Harriet Beecher Stowe, James Fenimore Cooper, Lydia Maria Child, transatlantic, race science, saxonism

Abstract

Fictions of Whiteness argues that political beliefs preceded and determined the race science theories which nineteenth century American white novelists applied or invoked in their work, the inverse of the current critical consensus. For issues ranging from Indian removal to slavery and Reconstruction, and utilizing theories from of Condorcet, Buffon, Camper, Louis Agassiz, James Pritchard, Johannes Blumenbach, and George Borrow these authors shifted allegiances to divergent race theories between and within works, applied those theories selectively to white, black, and Indians characters, and applied the same scientific race theories to politically divergent rhetorical ends.
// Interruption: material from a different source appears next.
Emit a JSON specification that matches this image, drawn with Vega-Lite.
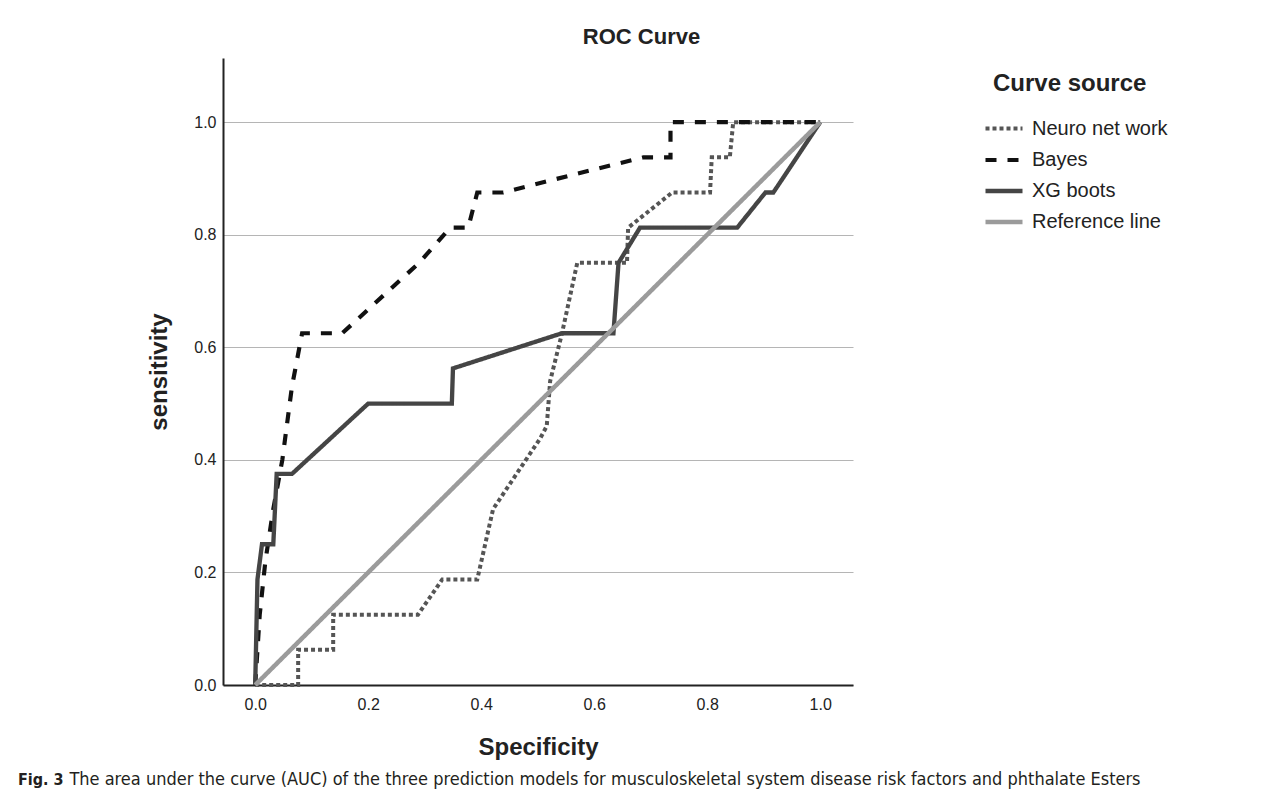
{
  "$schema": "https://vega.github.io/schema/vega-lite/v6.json",
  "width": 630,
  "height": 627,
  "autosize": {"type": "none"},
  "padding": {"left": 223, "top": 58, "right": 429, "bottom": 123},
  "background": "white",
  "config": {
    "view": {"stroke": null},
    "font": "Liberation Sans"
  },
  "title": {
    "text": "Fig. 3",
    "subtitle": "\u200b\u00a0\u00a0\u00a0\u00a0\u00a0\u00a0\u00a0\u00a0\u00a0\u00a0The area under the curve (AUC) of the three prediction models for musculoskeletal system disease risk factors and phthalate Esters",
    "orient": "bottom",
    "anchor": "start",
    "frame": "group",
    "dx": -205,
    "offset": 13,
    "font": "Liberation Sans Narrow, DejaVu Sans Condensed, Liberation Sans",
    "subtitleFont": "Liberation Sans Narrow, DejaVu Sans Condensed, Liberation Sans",
    "fontSize": 16,
    "subtitleFontSize": 18,
    "fontWeight": "bold",
    "subtitleFontWeight": "normal",
    "subtitlePadding": -17.5,
    "color": "#231f20",
    "subtitleColor": "#231f20"
  },
  "data": {
    "values": [
      {"s": "Neuro net work", "i": 0, "spec": 0, "sens": 0},
      {"s": "Neuro net work", "i": 1, "spec": 0.076, "sens": 0},
      {"s": "Neuro net work", "i": 2, "spec": 0.076, "sens": 0.0625},
      {"s": "Neuro net work", "i": 3, "spec": 0.138, "sens": 0.0625},
      {"s": "Neuro net work", "i": 4, "spec": 0.138, "sens": 0.125},
      {"s": "Neuro net work", "i": 5, "spec": 0.288, "sens": 0.125},
      {"s": "Neuro net work", "i": 6, "spec": 0.331, "sens": 0.1875},
      {"s": "Neuro net work", "i": 7, "spec": 0.393, "sens": 0.1875},
      {"s": "Neuro net work", "i": 8, "spec": 0.421, "sens": 0.3125},
      {"s": "Neuro net work", "i": 9, "spec": 0.504, "sens": 0.4375},
      {"s": "Neuro net work", "i": 10, "spec": 0.516, "sens": 0.46},
      {"s": "Neuro net work", "i": 11, "spec": 0.522, "sens": 0.54},
      {"s": "Neuro net work", "i": 12, "spec": 0.543, "sens": 0.625},
      {"s": "Neuro net work", "i": 13, "spec": 0.57, "sens": 0.75},
      {"s": "Neuro net work", "i": 14, "spec": 0.658, "sens": 0.75},
      {"s": "Neuro net work", "i": 15, "spec": 0.66, "sens": 0.8125},
      {"s": "Neuro net work", "i": 16, "spec": 0.738, "sens": 0.875},
      {"s": "Neuro net work", "i": 17, "spec": 0.805, "sens": 0.875},
      {"s": "Neuro net work", "i": 18, "spec": 0.808, "sens": 0.9375},
      {"s": "Neuro net work", "i": 19, "spec": 0.84, "sens": 0.9375},
      {"s": "Neuro net work", "i": 20, "spec": 0.846, "sens": 1},
      {"s": "Neuro net work", "i": 21, "spec": 1, "sens": 1},
      {"s": "Bayes", "i": 0, "spec": 0, "sens": 0},
      {"s": "Bayes", "i": 1, "spec": 0.008, "sens": 0.125},
      {"s": "Bayes", "i": 2, "spec": 0.018, "sens": 0.22},
      {"s": "Bayes", "i": 3, "spec": 0.032, "sens": 0.3125},
      {"s": "Bayes", "i": 4, "spec": 0.048, "sens": 0.4},
      {"s": "Bayes", "i": 5, "spec": 0.065, "sens": 0.53},
      {"s": "Bayes", "i": 6, "spec": 0.083, "sens": 0.625},
      {"s": "Bayes", "i": 7, "spec": 0.154, "sens": 0.625},
      {"s": "Bayes", "i": 8, "spec": 0.29, "sens": 0.75},
      {"s": "Bayes", "i": 9, "spec": 0.345, "sens": 0.8125},
      {"s": "Bayes", "i": 10, "spec": 0.377, "sens": 0.8125},
      {"s": "Bayes", "i": 11, "spec": 0.393, "sens": 0.875},
      {"s": "Bayes", "i": 12, "spec": 0.439, "sens": 0.875},
      {"s": "Bayes", "i": 13, "spec": 0.56, "sens": 0.906},
      {"s": "Bayes", "i": 14, "spec": 0.687, "sens": 0.9375},
      {"s": "Bayes", "i": 15, "spec": 0.735, "sens": 0.9375},
      {"s": "Bayes", "i": 16, "spec": 0.735, "sens": 1},
      {"s": "Bayes", "i": 17, "spec": 1, "sens": 1},
      {"s": "XG boots", "i": 0, "spec": 0, "sens": 0},
      {"s": "XG boots", "i": 1, "spec": 0.004, "sens": 0.1875},
      {"s": "XG boots", "i": 2, "spec": 0.012, "sens": 0.25},
      {"s": "XG boots", "i": 3, "spec": 0.032, "sens": 0.25},
      {"s": "XG boots", "i": 4, "spec": 0.038, "sens": 0.375},
      {"s": "XG boots", "i": 5, "spec": 0.065, "sens": 0.375},
      {"s": "XG boots", "i": 6, "spec": 0.2, "sens": 0.5},
      {"s": "XG boots", "i": 7, "spec": 0.348, "sens": 0.5},
      {"s": "XG boots", "i": 8, "spec": 0.35, "sens": 0.5625},
      {"s": "XG boots", "i": 9, "spec": 0.543, "sens": 0.625},
      {"s": "XG boots", "i": 10, "spec": 0.634, "sens": 0.625},
      {"s": "XG boots", "i": 11, "spec": 0.643, "sens": 0.75},
      {"s": "XG boots", "i": 12, "spec": 0.681, "sens": 0.8125},
      {"s": "XG boots", "i": 13, "spec": 0.853, "sens": 0.8125},
      {"s": "XG boots", "i": 14, "spec": 0.903, "sens": 0.875},
      {"s": "XG boots", "i": 15, "spec": 0.917, "sens": 0.875},
      {"s": "XG boots", "i": 16, "spec": 1, "sens": 1},
      {"s": "Reference line", "i": 0, "spec": 0, "sens": 0},
      {"s": "Reference line", "i": 1, "spec": 1, "sens": 1}
    ]
  },
  "encoding": {
    "y": {
      "field": "sens",
      "type": "quantitative",
      "scale": {"domain": [0, 1.114], "nice": false, "zero": false},
      "axis": {
        "values": [0, 0.2, 0.4, 0.6, 0.8, 1],
        "format": ".1f",
        "ticks": false,
        "tickSize": 0,
        "labelFontSize": 16,
        "labelPadding": 7,
        "labelColor": "#222222",
        "title": "sensitivity",
        "titleFontSize": 24,
        "titleFontWeight": "bold",
        "titleColor": "#222222",
        "titlePadding": 22,
        "grid": true,
        "gridColor": "#b5b5b5",
        "gridWidth": 1,
        "domainColor": "#222222",
        "domainWidth": 2
      }
    },
    "color": {
      "field": "s",
      "type": "nominal",
      "scale": {
        "domain": ["Neuro net work", "Bayes", "XG boots", "Reference line"],
        "range": ["#555555", "#111111", "#454545", "#9b9b9b"]
      },
      "legend": {
        "title": "Curve source",
        "orient": "none",
        "legendX": 770,
        "legendY": 14,
        "titleFontSize": 24,
        "titleFontWeight": "bold",
        "titleColor": "#222222",
        "titlePadding": 12,
        "labelFontSize": 20,
        "labelColor": "#222222",
        "labelOffset": 7,
        "symbolType": "stroke",
        "symbolSize": 1369,
        "symbolStrokeWidth": 2,
        "symbolOffset": -10,
        "rowPadding": -4
      }
    },
    "strokeDash": {
      "field": "s",
      "type": "nominal",
      "scale": {
        "domain": ["Neuro net work", "Bayes", "XG boots", "Reference line"],
        "range": [[4, 3], [11, 11], [1, 0], [1, 0]]
      },
      "legend": {
        "title": "Curve source"
      }
    },
    "strokeWidth": {
      "field": "s",
      "type": "nominal",
      "scale": {
        "domain": ["Neuro net work", "Bayes", "XG boots", "Reference line"],
        "range": [4, 4.5, 4, 3.5]
      },
      "legend": null
    },
    "order": {"field": "i", "type": "quantitative"}
  },
  "layer": [
    {
      "transform": [{"filter": "datum.s !== 'Reference line'"}],
      "mark": {"type": "line", "clip": false},
      "encoding": {
        "x": {
          "field": "spec",
          "type": "quantitative",
          "scale": {"domain": [-0.057, 1.058], "nice": false, "zero": false},
          "axis": {
            "orient": "bottom",
            "values": [0, 0.2, 0.4, 0.6, 0.8, 1],
            "format": ".1f",
            "grid": false,
            "ticks": false,
            "tickSize": 0,
            "labelFontSize": 16,
            "labelPadding": 11,
            "labelColor": "#222222",
            "title": "Specificity",
            "titleFontSize": 24,
            "titleFontWeight": "bold",
            "titleColor": "#222222",
            "titlePadding": 23,
            "domainColor": "#222222",
            "domainWidth": 2
          }
        }
      }
    },
    {
      "transform": [{"filter": "datum.s === 'Reference line'"}],
      "mark": {"type": "line", "clip": false},
      "encoding": {
        "x": {
          "field": "spec",
          "type": "quantitative",
          "axis": {
            "orient": "top",
            "title": "ROC Curve",
            "labels": false,
            "ticks": false,
            "domain": false,
            "grid": false,
            "titleFontSize": 22,
            "titleFontWeight": "bold",
            "titleColor": "#222222",
            "titlePadding": 10,
            "titleX": 418
          }
        }
      }
    }
  ],
  "resolve": {"axis": {"x": "independent"}}
}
By analyzing shifting application of different theories of race across an author’s body of work, I conclude that Cooper, long labeled the “first anti-miscegenationist” in American literature, actually came to praise race mixing between whites and Indians as a means of acquiring for whites nativeness in North America, and that Stowe, long associated with the romantic racialist depiction of African American racial character seen in Uncle Tom’s Cabin later came to parse African Americans by their tribal origins in order to depict Mandingo-descended slaves as capable of violent revolt while maintaining a general notion of their non-Mandingo peers as naturally submissive. By comparing the use of a body of related race science theories about the charming inferiority of “exotic” European races, such as gypsies and Italians, and their resemblance to race science ideas about American mulattoes in the works two novelists, I reveal the proslavery Hentz as a feminist chaffing at the patriarchal restrictions of antislavery ideology and Child, long celebrated for her progressive ideas on race, as a firm believer in Saxon supremacism and the most thoroughly versed in transatlantic scientific theories of racial inequality of any novelist of the period. Ultimately, however, the single race science theory that went challenged and was shared by all of these politically diverse white writer was that of Saxon supremacism and the naturalness and rightness of Saxon hegemony in the United States.